The most simplistic setup is as follows:
#######################
# SERVERLESS PYPI #
#######################
module "serverless_pypi" {
source = "amancevice/serverless-pypi/aws"
version = "~> 7"
api_execution_arn = aws_api_gateway_rest_api.pypi.execution_arn
api_id = aws_api_gateway_rest_api.pypi.id
api_root_resource_id = aws_api_gateway_rest_api.pypi.root_resource_id
event_rule_name = "serverless-pypi-reindex"
iam_role_name = "serverless-pypi"
lambda_api_fallback_index_url = "https://pypi.org/simple/"
lambda_api_function_name = "serverless-pypi-api"
lambda_reindex_function_name = "serverless-pypi-reindex"

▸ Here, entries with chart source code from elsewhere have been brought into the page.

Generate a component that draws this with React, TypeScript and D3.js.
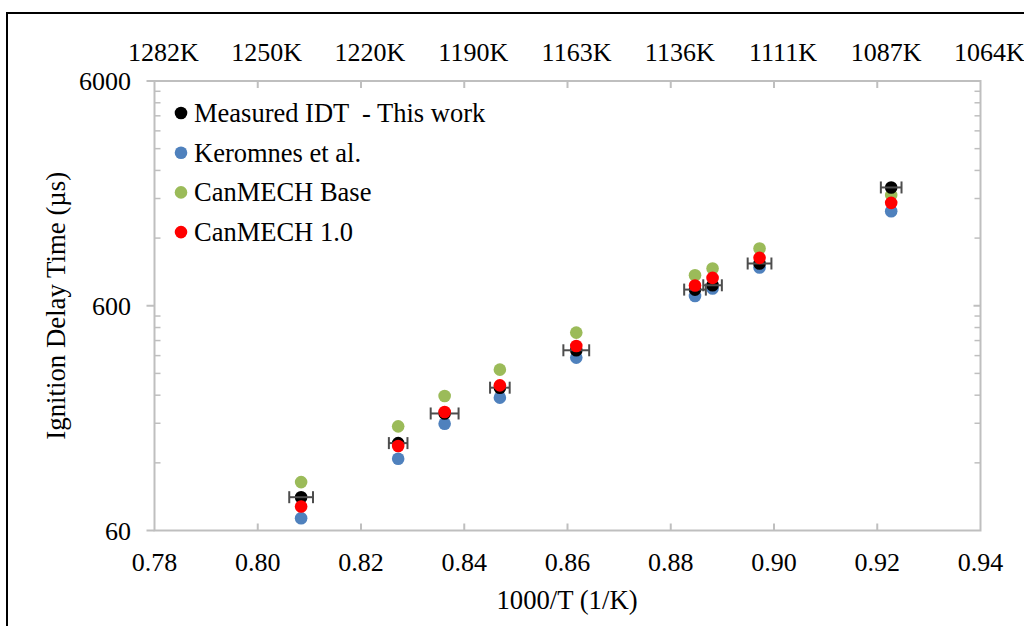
import React from "react";
import * as d3 from "d3";

const invT = [0.8084, 0.8272, 0.8362, 0.8469, 0.8617, 0.8847, 0.8881, 0.8972, 0.9227];
const measured = [84.4, 146.9, 199, 259.2, 380.2, 708, 740, 925, 2016];
const measuredErr = [0.0023, 0.0018, 0.0027, 0.0019, 0.0025, 0.0021, 0.0018, 0.0023, 0.002];
const keromnes = [68.0, 125.2, 179.2, 234, 352.7, 663.5, 716, 888, 1581];
const canBase = [98.5, 174.4, 237.9, 311.8, 455.8, 820, 879, 1079, 1864];
const can10 = [76.7, 142.5, 201.9, 265.4, 397.3, 738, 798, 980, 1722];

const xTicks = [0.78, 0.8, 0.82, 0.84, 0.86, 0.88, 0.9, 0.92, 0.94];
const topLabels = ["1282K", "1250K", "1220K", "1190K", "1163K", "1136K", "1111K", "1087K", "1064K"];
const yTicks = [60, 600, 6000];
const legendNames = ["Measured IDT  - This work", "Keromnes et al.", "CanMECH Base", "CanMECH 1.0"];
const colors = ["#000000", "#4f81bd", "#9bbb59", "#ff0000"];

const W = 1024, H = 626;
const left = 154.5, right = 980.5, top = 81, bottom = 530.5;
const FONT = "'Liberation Serif', 'Times New Roman', serif";
const AX = "#bfbfbf";

export default function App() {
  const x = d3.scaleLinear().domain([0.78, 0.94]).range([left, right]);
  const y = d3.scaleLog().domain([60, 6000]).range([bottom, top]);
  const minor: number[] = [];
  [60, 600].forEach((d) => { for (let k = 2; k <= 9; k++) minor.push(d * k); });
  const r = 6.3;
  const series = [
    { vals: keromnes, c: colors[1] },
    { vals: canBase, c: colors[2] },
  ];
  return (
    <svg width={W} height={H} style={{ position: "absolute", left: 0, top: 0, background: "#fff" }} fontFamily={FONT}>
      <rect x={0} y={0} width={W} height={H} fill="#fff" />
      <rect x={7} y={13} width={1100} height={700} fill="none" stroke="#000" strokeWidth={2} />
      {/* plot frame */}
      <rect x={left} y={top} width={right - left} height={bottom - top} fill="none" stroke={AX} strokeWidth={2} />
      {/* x ticks */}
      {xTicks.slice(1, -1).map((t) => (
        <g key={"xt" + t}>
          <line x1={x(t)} x2={x(t)} y1={bottom} y2={bottom - 7} stroke={AX} strokeWidth={2} />
          <line x1={x(t)} x2={x(t)} y1={top} y2={top + 7} stroke={AX} strokeWidth={2} />
        </g>
      ))}
      {/* y ticks */}
      {yTicks.map((t) => (
        <line key={"ym" + t} x1={left - 8} x2={left} y1={y(t)} y2={y(t)} stroke={AX} strokeWidth={2} />
      ))}
      {yTicks.slice(1, -1).map((t) => (
        <line key={"yr" + t} x1={right} x2={right - 7} y1={y(t)} y2={y(t)} stroke={AX} strokeWidth={2} />
      ))}
      {minor.map((t) => (
        <g key={"mn" + t}>
          <line x1={left} x2={left + 6} y1={y(t)} y2={y(t)} stroke={AX} strokeWidth={1.5} />
          <line x1={right} x2={right - 6} y1={y(t)} y2={y(t)} stroke={AX} strokeWidth={1.5} />
        </g>
      ))}
      {/* tick labels */}
      {xTicks.map((t) => (
        <text key={"xl" + t} x={x(t)} y={571} textAnchor="middle" fontSize={26} fill="#000">
          {t.toFixed(2)}
        </text>
      ))}
      {xTicks.map((t, i) => (
        <text key={"tl" + t} x={x(t) + 9} y={61} textAnchor="middle" fontSize={26} fill="#000">
          {topLabels[i]}
        </text>
      ))}
      {yTicks.map((t) => (
        <text key={"yl" + t} x={131} y={y(t) + 9} textAnchor="end" fontSize={26} fill="#000">
          {t}
        </text>
      ))}
      {/* axis titles */}
      <text x={567} y={609} textAnchor="middle" fontSize={26.7} fill="#000">1000/T (1/K)</text>
      <text transform={`translate(65,${(top + bottom) / 2}) rotate(-90)`} textAnchor="middle" fontSize={26.8} fill="#000">
        Ignition Delay Time (µs)
      </text>
      {/* data */}
      {series.map((s, si) => (
        <g key={"s" + si}>
          {s.vals.map((v, i) => (
            <circle key={i} cx={x(invT[i])} cy={y(v)} r={r} fill={s.c} />
          ))}
        </g>
      ))}
      <g>
        {measured.map((v, i) => (
          <circle key={i} cx={x(invT[i])} cy={y(v)} r={r} fill={colors[0]} />
        ))}
      </g>
      <g stroke="#4d4d4d" strokeWidth={2}>
        {measured.map((v, i) => {
          const x1 = x(invT[i] - measuredErr[i]);
          const x2 = x(invT[i] + measuredErr[i]);
          const yy = y(v);
          return (
            <g key={i}>
              <line x1={x1} x2={x2} y1={yy} y2={yy} />
              <line x1={x1} x2={x1} y1={yy - 6} y2={yy + 6} />
              <line x1={x2} x2={x2} y1={yy - 6} y2={yy + 6} />
            </g>
          );
        })}
      </g>
      <g>
        {can10.map((v, i) => (
          <circle key={i} cx={x(invT[i])} cy={y(v)} r={r} fill={colors[3]} />
        ))}
      </g>
      {/* legend */}
      {legendNames.map((n, i) => (
        <g key={"lg" + i}>
          <circle cx={181} cy={113 + i * 39.7} r={6.3} fill={colors[i]} />
          <text x={194} y={113 + i * 39.7 + 9} fontSize={26.5} fill="#000" xmlSpace="preserve" style={{ whiteSpace: "pre" }}>{n}</text>
        </g>
      ))}
    </svg>
  );
}
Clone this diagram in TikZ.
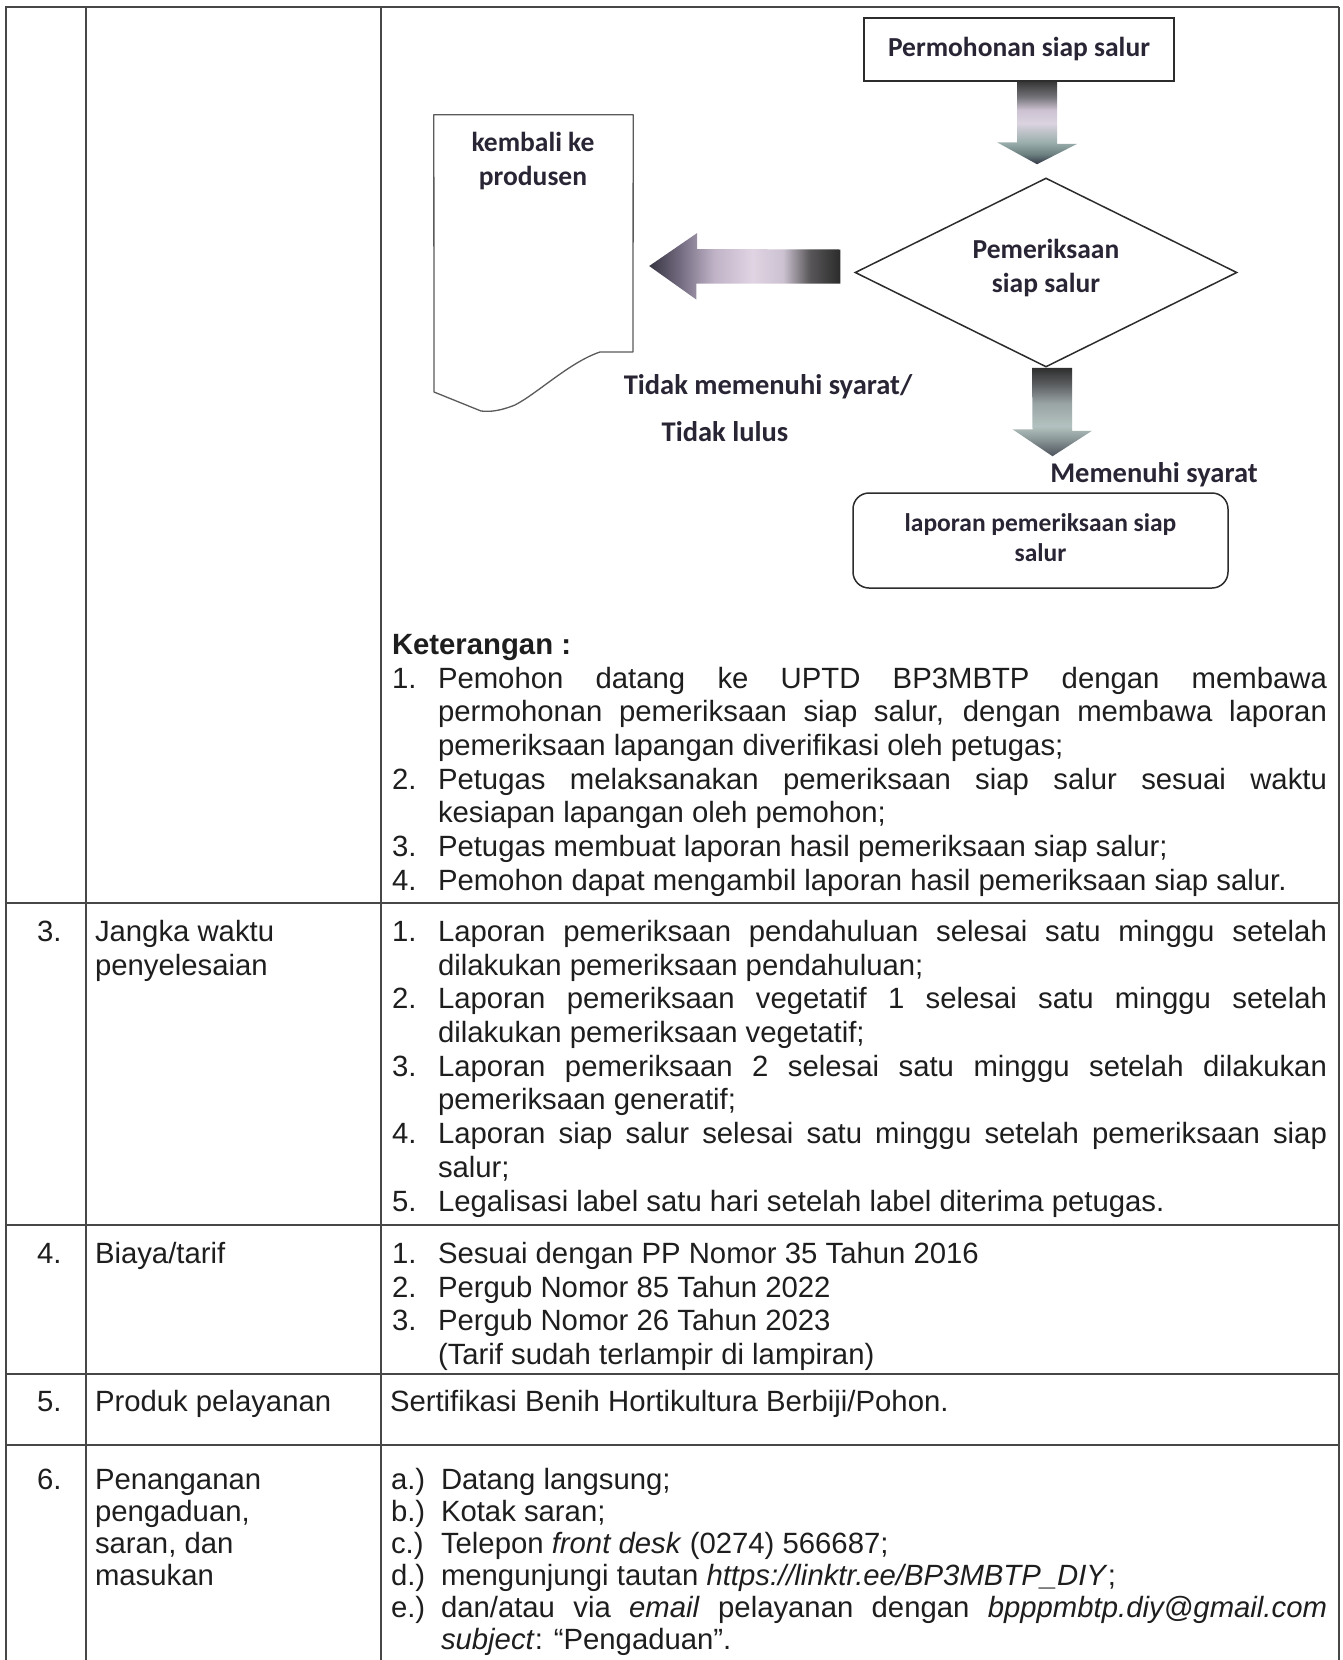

s3_bucket_name = "serverless-pypi-us-west-2"
# etc …
}
################
# REST API #
################
resource "aws_api_gateway_rest_api" "pypi" {
description = "Serverless PyPI example"
name = "serverless-pypi"
endpoint_configuration { types = ["REGIONAL"] }
}
resource "aws_api_gateway_deployment" "pypi" {
rest_api_id = aws_api_gateway_rest_api.pypi.id
triggers = { redeployment = module.serverless_pypi.api_deployment_trigger }
lifecycle { create_before_destroy = true }
}
resource "aws_api_gateway_stage" "simple" {
deployment_id = aws_api_gateway_deployment.pypi.id
rest_api_id = aws_api_gateway_rest_api.pypi.id
stage_name = "simple"
}
This tool is highly opinionated about how your S3 bucket is organized. Your root key space should only contain the auto-generated index.html
and "directories" of your PyPI packages.
Packages should exist one level deep in the bucket where the prefix is the name of the project.
Example:
s3://your-bucket/
├── index.html
├── my-cool-package/
│ ├── my-cool-package-0.1.2.tar.gz
│ ├── my-cool-package-1.2.3.tar.gz
│ └── my-cool-package-2.3.4.tar.gz
└── my-other-package/
├── my-other-package-0.1.2.tar.gz
├── my-other-package-1.2.3.tar.gz
└── my-other-package-2.3.4.tar.gz
You can configure your PyPI index to fall back to a different PyPI in the event that a package is not found in your bucket.
Without configuring a fallback index URL the following pip install
command will surely fail (assuming you don't have boto3
and all its dependencies in your S3 bucket):
pip install boto3 --index-url https://my.private.pypi/simple/
Instead, if you configure a fallback index URL in the terraform module, then requests for a pip that isn't found in the bucket will be re-routed to the fallback.
module "serverless_pypi" {
source = "amancevice/serverless-pypi/aws"
version = "~> 7"
lambda_api_fallback_index_url = "https://pypi.org/simple/"
# etc …
}
Please note that this tool provides NO authentication layer for your PyPI index out of the box. This is difficult to implement because pip
is currently not very forgiving with any kind of auth pattern outside Basic Auth.
Using a REST API configured for a private VPC is the easiest solution to this problem, but you could also write a custom authorizer for your API as well.